From the course: Recession-Proof Career Strategies

Invest in a business you control

From the course: Recession-Proof Career Strategies

Invest in a business you control

- Investing in your own business is a great way to recession proof your life. A small, privately owned company is much less likely to feel the punch if there is a recession or if the stock market crashes. You're less likely to fire yourself, because a company you own isn't determined by what a bunch of day traders and computer algorithms are buying and selling it for at any particular millisecond. The company's value is determined entirely by how well it's actually doing, how much profit it's making. Its value is therefore stable. Face it, you can't control what IBM, Walmart, or Apple do, but you can control what your own company does. This is investing in something you understand. After all, there's nothing you understand better than your own business. When a recession rolls around, you might lose some customers, but the value of your company isn't going to tank like it would in the world of publicly traded stock companies. The upside, when you invest in a big, public corporation, you can go broke even if the company is making lots of money, but when you invest in your own small business, you'll never go broke by making a profit. That's the magic of investing in your own business and there's another bit of magic too. If you invest in your business and then sell it, you won't just be paid for the money your business is bringing in this year. You'll be paid for all of the money it is expected to make in the future. Let's say that you're bringing in $100,000 a year at your business. If you're likely to continue making that $100,000 a year for the next 10 years, your business isn't worth just $100,000. It's worth $100,000 multiplied by 10, a million dollars. Of course, the buyer isn't going to pay that entire million dollar figure, because the buyer wants to make a profit and money made in the future is never an entirely sure thing. Even so, you'll get paid much more than $100,000 for your $100,000 per year business.

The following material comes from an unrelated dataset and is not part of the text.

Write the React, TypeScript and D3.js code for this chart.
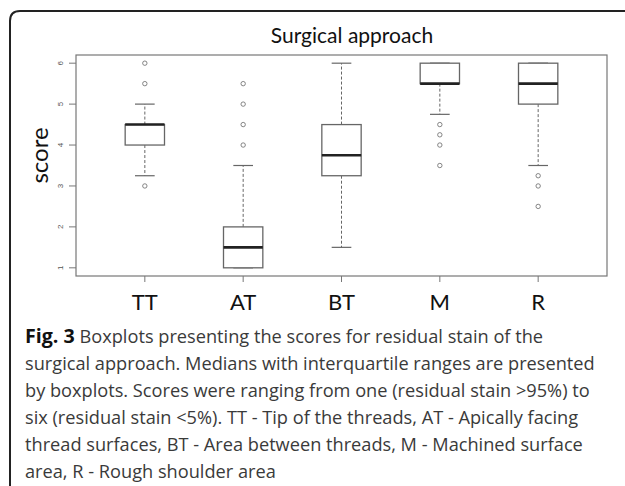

Depending on the industry, you might be paid two or three times your yearly earnings or maybe even more. You're getting paid for money you haven't even earned yet. That's fantastic and if you can increase your company's profits this year, you can increase the value of your company and its future selling price. Again, you're not likely to fire yourself in a downturn. That's the beauty of investing in your own business. Have you ever thought of investing in a business you control rather than in one you don't?